William Blackwood Sanders was born on 17 April 1875, the fourth of seven children. His parents were James Carstairs Sanders and Emma Harriet, who married in October, 1869. James Carstairs sailed to Adelaide from Leith, Scotland, with his parents and siblings in 1838. Emma Harriet was the oldest daughter of RA McKinley of Pandanus Creek Station in Queensland.

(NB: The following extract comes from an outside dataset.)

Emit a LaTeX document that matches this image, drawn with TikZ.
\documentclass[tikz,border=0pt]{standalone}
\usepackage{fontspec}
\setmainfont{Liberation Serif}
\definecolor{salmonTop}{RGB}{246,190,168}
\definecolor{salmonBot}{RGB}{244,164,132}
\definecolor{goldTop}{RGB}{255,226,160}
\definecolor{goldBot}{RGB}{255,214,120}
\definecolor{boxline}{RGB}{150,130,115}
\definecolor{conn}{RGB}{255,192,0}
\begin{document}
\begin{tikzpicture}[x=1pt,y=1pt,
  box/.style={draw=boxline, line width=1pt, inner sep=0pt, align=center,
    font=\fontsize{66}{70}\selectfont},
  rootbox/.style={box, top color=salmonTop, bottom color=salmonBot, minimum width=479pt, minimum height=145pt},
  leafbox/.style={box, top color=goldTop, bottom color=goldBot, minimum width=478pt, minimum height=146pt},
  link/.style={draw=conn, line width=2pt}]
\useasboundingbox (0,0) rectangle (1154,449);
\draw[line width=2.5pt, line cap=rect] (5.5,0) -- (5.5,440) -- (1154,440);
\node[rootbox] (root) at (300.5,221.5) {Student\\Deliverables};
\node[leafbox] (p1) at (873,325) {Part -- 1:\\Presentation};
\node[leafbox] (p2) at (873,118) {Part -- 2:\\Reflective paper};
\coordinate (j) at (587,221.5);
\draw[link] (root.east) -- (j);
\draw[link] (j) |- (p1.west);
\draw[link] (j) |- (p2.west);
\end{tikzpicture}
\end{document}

William Blackwood's grandfather, also named William Sanders, became a prominent businessman and pastoralist after his arrival in Adelaide in 1838, and he was elected to the first Adelaide City Council in 1840. After returning to Australia from Edinburgh, where he finished his education in the early 1850s, James Carstairs Sanders began working in the pastoral industry and he and his brother, Robert, purchased Craigee Station in Dalrymple, Queensland, in 1861.
James and his family moved to Warcowie sheep station in South Australia some time after it was purchased by his father in 1873. William Blackwood Sanders was born on Warcowie in 1875. Little detail about William Blackwood’s early life and education is available, but he studied wool classing at the South Australian School of Mines and Industry in 1901 and 1902, and subsequently gained employment at Nanutarra and Cooya Pooya sheep stations in north-west Western Australia. He went on to work as a supervisor and wool classer at various sheep stations, including Erudina and Mount Cone stations in South Australia.
In 1914 WB Sanders married Eva Lyle Jenkins. They had two sons: James Blackwood, who was born in March 1915, and William Ferguson Blackwood, born in 1917.
In 1944 William Blackwood Sanders wrote ‘William Sanders and some "Canowie" History - compiled by WB Sanders - a grandson - 16 November 1944’.
WB Sanders donated a number of photographs and objects from Western Australia and South Australia to the South Australian Museum in the late 1940s and early 1950s.